Voglio ringraziare tutti gli staff tecnici e medici con i quali ho avuto la possibilità di lavorare, perché con loro ho condiviso tanti momenti della mia vita, le ore di lavoro, la gioia delle vittorie, il dolore delle sconfitte. Ringrazio i collaboratori di tutte le squadre, i dirigenti e i tifosi.

E voglio ringraziare specialmente tutti i giocatori che ho avuto e che mi hanno permesso di essere quello che sono diventato. Perché un allenatore non è altro che la propria squadra. Tutto quello che un allenatore fa è aiutare i propri giocatori in modo che siano loro a fare. In questo momento mi ricordo di ognuno di loro. Non solo di quelli più forti. Perché molte volte un allenatore impara di più insegnando ai quei giocatori a cui le cose non vengono facilmente.

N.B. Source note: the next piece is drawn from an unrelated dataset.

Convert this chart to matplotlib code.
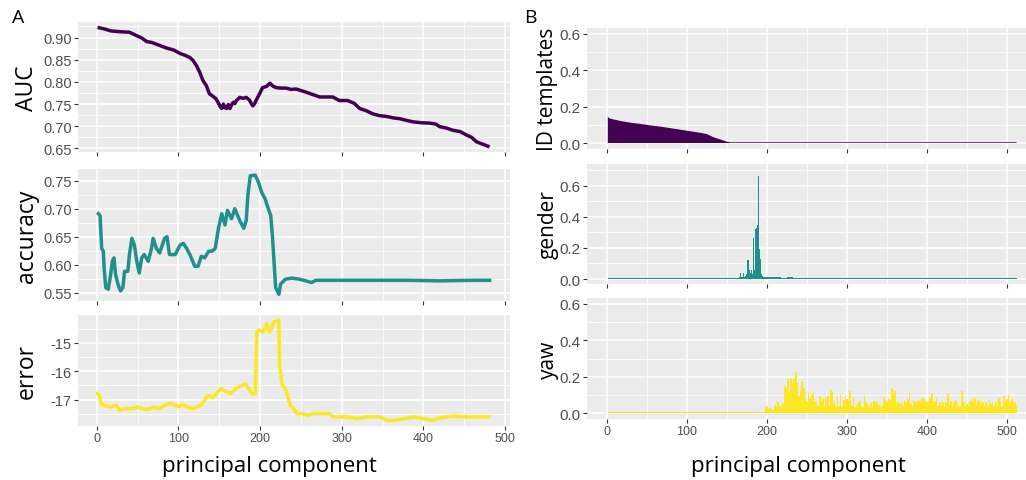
import numpy as np
import matplotlib
matplotlib.use("Agg")
import matplotlib.pyplot as plt
from matplotlib.ticker import MultipleLocator, FormatStrFormatter

# ---- panel A: sliding-window decoding over principal components ----
auc_pc = [3, 10, 17, 29, 40, 49, 55, 61, 67, 73, 80, 86, 94, 102, 108, 114, 118, 122, 126, 130,
          134, 138, 142, 146, 149, 151, 153, 155, 157, 159, 161, 163, 165, 167, 169, 171, 175, 179, 183, 187,
          189, 191, 193, 195, 199, 203, 208, 212, 216, 220, 226, 232, 238, 244, 256, 273, 289, 297, 307, 315,
          322, 330, 338, 346, 355, 363, 371, 380, 387, 397, 408, 415, 420, 428, 436, 445, 453, 459, 465, 472, 479]
auc = [0.922, 0.919, 0.915, 0.913, 0.912, 0.904, 0.899, 0.891, 0.889, 0.885, 0.880, 0.876, 0.872, 0.864, 0.860, 0.855, 0.848, 0.837, 0.822, 0.803,
       0.792, 0.773, 0.768, 0.762, 0.752, 0.745, 0.740, 0.750, 0.742, 0.740, 0.749, 0.740, 0.748, 0.754, 0.751, 0.758, 0.765, 0.763, 0.765, 0.759,
       0.752, 0.746, 0.750, 0.758, 0.772, 0.787, 0.790, 0.797, 0.790, 0.787, 0.786, 0.786, 0.783, 0.784, 0.777, 0.766, 0.766, 0.758, 0.758, 0.752,
       0.740, 0.735, 0.728, 0.724, 0.722, 0.719, 0.717, 0.713, 0.710, 0.708, 0.707, 0.705, 0.699, 0.696, 0.691, 0.688, 0.680, 0.675, 0.665, 0.660, 0.655]

acc_pc = [2, 4, 6, 8, 9, 11, 14, 17, 19, 21, 23, 26, 29, 32, 34, 38, 40, 43, 46, 49,
          52, 55, 58, 63, 67, 69, 73, 77, 83, 86, 89, 96, 102, 106, 110, 114, 120, 124, 128, 132,
          137, 141, 145, 149, 153, 157, 160, 165, 169, 175, 180, 183, 185, 188, 194, 198, 202, 206, 210, 213,
          215, 217, 219, 223, 225, 231, 239, 248, 256, 263, 268, 288, 330, 380, 420, 460, 481]
accuracy = [0.691, 0.688, 0.629, 0.624, 0.594, 0.559, 0.556, 0.582, 0.606, 0.612, 0.582, 0.565, 0.553, 0.559, 0.588, 0.588, 0.618, 0.647, 0.635, 0.606,
            0.585, 0.612, 0.618, 0.606, 0.629, 0.647, 0.629, 0.621, 0.647, 0.650, 0.618, 0.618, 0.635, 0.638, 0.629, 0.618, 0.597, 0.597, 0.615, 0.612,
            0.624, 0.624, 0.629, 0.665, 0.691, 0.671, 0.697, 0.682, 0.700, 0.679, 0.665, 0.679, 0.724, 0.759, 0.760, 0.747, 0.729, 0.718, 0.700, 0.688,
            0.653, 0.606, 0.559, 0.547, 0.565, 0.574, 0.576, 0.574, 0.571, 0.568, 0.572, 0.572, 0.572, 0.572, 0.571, 0.572, 0.572]

err_pc = [1, 3, 5, 9, 17, 24, 28, 32, 38, 44, 50, 56, 62, 70, 77, 83, 89, 95, 101, 105,
          111, 117, 124, 128, 132, 136, 142, 148, 152, 158, 164, 170, 176, 182, 186, 190, 194, 196, 198, 204,
          208, 211, 214, 217, 223, 224, 227, 231, 237, 241, 245, 251, 258, 266, 274, 284, 290, 307, 319, 331,
          347, 355, 364, 376, 388, 400, 410, 421, 437, 453, 470, 480]
error = [-16.79, -16.85, -17.14, -17.20, -17.26, -17.20, -17.38, -17.32, -17.32, -17.32, -17.26, -17.32, -17.34, -17.27, -17.32, -17.20, -17.14, -17.18, -17.26, -17.18,
         -17.26, -17.32, -17.26, -17.18, -17.02, -16.85, -16.94, -16.73, -16.61, -16.71, -16.79, -16.61, -16.52, -16.44, -16.61, -16.79, -16.79, -14.61, -14.55, -14.61,
         -14.32, -14.61, -14.49, -14.26, -14.20, -15.79, -16.49, -16.61, -17.20, -17.32, -17.49, -17.49, -17.55, -17.49, -17.49, -17.49, -17.61, -17.61, -17.67, -17.61,
         -17.61, -17.73, -17.73, -17.67, -17.61, -17.67, -17.73, -17.64, -17.58, -17.61, -17.61, -17.61]

# ---- panel B: per-component weights ----
# ID templates: smooth profile, read at these PCs
id_pc = [1, 2, 4, 8, 17, 29, 42, 54, 67, 79, 92, 104, 117, 125, 133, 142, 150, 154, 160, 512]
id_templates = [0.146, 0.140, 0.134, 0.130, 0.121, 0.112, 0.105, 0.097, 0.090, 0.082,
                0.073, 0.065, 0.056, 0.049, 0.032, 0.019, 0.007, 0.004, 0.004, 0.004]

# gender / yaw: bin edges on the PC axis, height per bin
gender_edges = list(np.arange(1, 161, 8)) + list(np.arange(161, 201, 1)) + list(np.arange(201, 514, 8))
gender = [0.004, 0.005, 0.004, 0.006, 0.005, 0.004, 0.005, 0.006, 0.004, 0.005,
          0.004, 0.005, 0.006, 0.005, 0.004, 0.005, 0.004, 0.006, 0.005, 0.006,
          0.006, 0.005, 0.008, 0.006, 0.010, 0.037, 0.037, 0.010, 0.012, 0.037,
          0.012, 0.015, 0.020, 0.030, 0.120, 0.125, 0.128, 0.060, 0.040, 0.060,
          0.030, 0.260, 0.265, 0.060, 0.320, 0.325, 0.345, 0.350, 0.660, 0.190,
          0.130, 0.050, 0.030, 0.020, 0.015, 0.012, 0.015, 0.010, 0.012, 0.010,
          0.012, 0.010, 0.008, 0.010, 0.007, 0.006, 0.005, 0.006, 0.005, 0.004,
          0.006, 0.005, 0.007, 0.005, 0.004, 0.005, 0.006, 0.005, 0.008, 0.005,
          0.004, 0.005, 0.006, 0.005, 0.004, 0.005, 0.007, 0.005, 0.006, 0.005,
          0.004, 0.006, 0.005, 0.004, 0.005, 0.007, 0.005, 0.006, 0.005]

yaw_edges = [1, 190] + list(np.arange(197, 514, 2))
yaw = [0.004, 0.008,
       0.031, 0.040, 0.022, 0.025, 0.022, 0.018, 0.045, 0.031, 0.058, 0.040,
       0.030, 0.049, 0.149, 0.140, 0.185, 0.113, 0.195, 0.158, 0.189, 0.225,
       0.167, 0.095, 0.122, 0.176, 0.140, 0.076, 0.062, 0.113, 0.076, 0.098,
       0.113, 0.067, 0.058, 0.040, 0.095, 0.058, 0.076, 0.040, 0.080, 0.095,
       0.040, 0.127, 0.113, 0.055, 0.040, 0.091, 0.040, 0.098, 0.035, 0.073,
       0.091, 0.076, 0.067, 0.120, 0.040, 0.080, 0.031, 0.040, 0.055, 0.067,
       0.040, 0.035, 0.095, 0.058, 0.044, 0.031, 0.055, 0.031, 0.067, 0.058,
       0.067, 0.044, 0.035, 0.040, 0.085, 0.067, 0.058, 0.076, 0.070, 0.135,
       0.110, 0.120, 0.055, 0.058, 0.049, 0.058, 0.040, 0.073, 0.058, 0.076,
       0.116, 0.049, 0.035, 0.067, 0.058, 0.073, 0.067, 0.058, 0.080, 0.076,
       0.067, 0.058, 0.067, 0.080, 0.109, 0.058, 0.067, 0.080, 0.040, 0.058,
       0.040, 0.058, 0.031, 0.058, 0.102, 0.049, 0.067, 0.040, 0.058, 0.073,
       0.049, 0.040, 0.035, 0.120, 0.058, 0.040, 0.049, 0.036, 0.067, 0.076,
       0.062, 0.080, 0.040, 0.073, 0.067, 0.049, 0.058, 0.040, 0.058, 0.040,
       0.073, 0.049, 0.062, 0.040, 0.058, 0.040, 0.085, 0.067, 0.035, 0.091,
       0.058, 0.076, 0.098, 0.062, 0.076, 0.062, 0.062, 0.040]

PURPLE, TEAL, YELLOW = "#440154", "#21908C", "#FDE725"
TITLE_FONT = "Open Sans"
TICK_FONT = "Liberation Sans"

W, H = 1026, 481
fig = plt.figure(figsize=(W / 100, H / 100), dpi=100)


def add_axes(left, top, right, bottom):
    # pixel box -> figure fraction
    return fig.add_axes([left / W, 1 - bottom / H, (right - left) / W, (bottom - top) / H])


def gg_style(ax, ysize):
    ax.set_facecolor("#EBEBEB")
    for s in ax.spines.values():
        s.set_visible(False)
    ax.set_axisbelow(True)
    ax.grid(True, which="major", color="white", linewidth=1.1)
    ax.grid(True, which="minor", color="white", linewidth=0.55)
    ax.tick_params(which="major", length=3, width=0.8, color="#333333", labelcolor="#4D4D4D", pad=1.5)
    ax.tick_params(which="minor", length=0)
    ax.tick_params(axis="y", labelsize=ysize)
    ax.tick_params(axis="x", labelsize=9)
    for lab in ax.get_xticklabels() + ax.get_yticklabels():
        lab.set_fontfamily(TICK_FONT)


# left column
left_boxes = [(78, 23, 510, 153), (78, 170, 510, 302), (78, 316, 510, 427)]
left_data = [(auc_pc, auc, PURPLE, "AUC", (0.642, 0.935), 0.05, "%.2f"),
             (acc_pc, accuracy, TEAL, "accuracy", (0.535, 0.771), 0.05, "%.2f"),
             (err_pc, error, YELLOW, "error", (-17.93, -14.02), 1.0, "%d")]
for i, (box, (xs, ys, col, lab, ylim, step, fmt)) in enumerate(zip(left_boxes, left_data)):
    ax = add_axes(*box)
    ax.plot(xs, ys, color=col, linewidth=2.5, solid_joinstyle="round")
    ax.set_xlim(-23, 506)
    ax.set_ylim(*ylim)
    ax.xaxis.set_major_locator(MultipleLocator(100))
    ax.xaxis.set_minor_locator(MultipleLocator(50))
    ax.yaxis.set_major_locator(MultipleLocator(step))
    ax.yaxis.set_minor_locator(MultipleLocator(step / 2))
    ax.yaxis.set_major_formatter(FormatStrFormatter(fmt))
    if i < 2:
        ax.set_xticklabels([])
    gg_style(ax, 10.5)
    ax.set_ylabel(lab, fontsize=16.5, family=TITLE_FONT, va="center")
    ax.yaxis.set_label_coords(-0.118, 0.5)

# right column
right_boxes = [(587, 29, 1026, 150), (587, 165, 1026, 285), (587, 299, 1026, 420)]
right_data = [(id_pc, id_templates, PURPLE, "ID templates", (-0.033, 0.633), None),
              (gender_edges, gender, TEAL, "gender", (-0.032, 0.739), "post"),
              (yaw_edges, yaw, YELLOW, "yaw", (-0.033, 0.633), "post")]
for i, (box, (xs, vals, col, lab, ylim, step)) in enumerate(zip(right_boxes, right_data)):
    ax = add_axes(*box)
    ys = list(vals) + [vals[-1]] if step else list(vals)
    ax.fill_between(xs, ys, 0, step=step, facecolor=col, edgecolor="none", linewidth=0)
    ax.set_xlim(-25, 523.75)
    ax.set_ylim(*ylim)
    ax.xaxis.set_major_locator(MultipleLocator(100))
    ax.xaxis.set_minor_locator(MultipleLocator(50))
    ax.yaxis.set_major_locator(MultipleLocator(0.2))
    ax.yaxis.set_minor_locator(MultipleLocator(0.1))
    ax.yaxis.set_major_formatter(FormatStrFormatter("%.1f"))
    if i < 2:
        ax.set_xticklabels([])
    gg_style(ax, 11)
    ax.set_ylabel(lab, fontsize=15, family=TITLE_FONT, va="center")
    ax.yaxis.set_label_coords(-0.089, 0.5)

fig.text(269 / W, 1 - 467 / H, "principal component", fontsize=16, family=TITLE_FONT,
         ha="center", va="center")
fig.text(798 / W, 1 - 467 / H, "principal component", fontsize=16, family=TITLE_FONT,
         ha="center", va="center")
fig.text(18 / W, 1 - 18 / H, "A", fontsize=14, family=TITLE_FONT, ha="center", va="center")
fig.text(530 / W, 1 - 18 / H, "B", fontsize=14, family=TITLE_FONT, ha="center", va="center")

fig.savefig("out.png", dpi=100)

Infine voglio ringraziare Modena Volley, che mi ha permesso di terminare la carriera nella città che amo, tutto lo staff che lavora negli uffici, tutto il personale che lavora nel palazzetto, tutto il mio staff tecnico e medico, tutti i giocatori di questa bellissima annata, tutti i tifosi che ci hanno accompagnato e che mi hanno dato dimostrazione di affetto quando hanno saputo della mia decisione, la città di Modena, che mi ha accolto sempre come uno dei propri cittadini e che io considero la mia città italiana, i dirigenti e lo staff dei miei primi 4 anni alla Panini, Giuseppe Panini e la sua famiglia, che ricordo sempre con grande affetto e rispetto.

Sicuramente in questo momento di grande emozione mi sono dimenticato di qualcuno. Sono 44 anni. Spero mi sappia perdonare».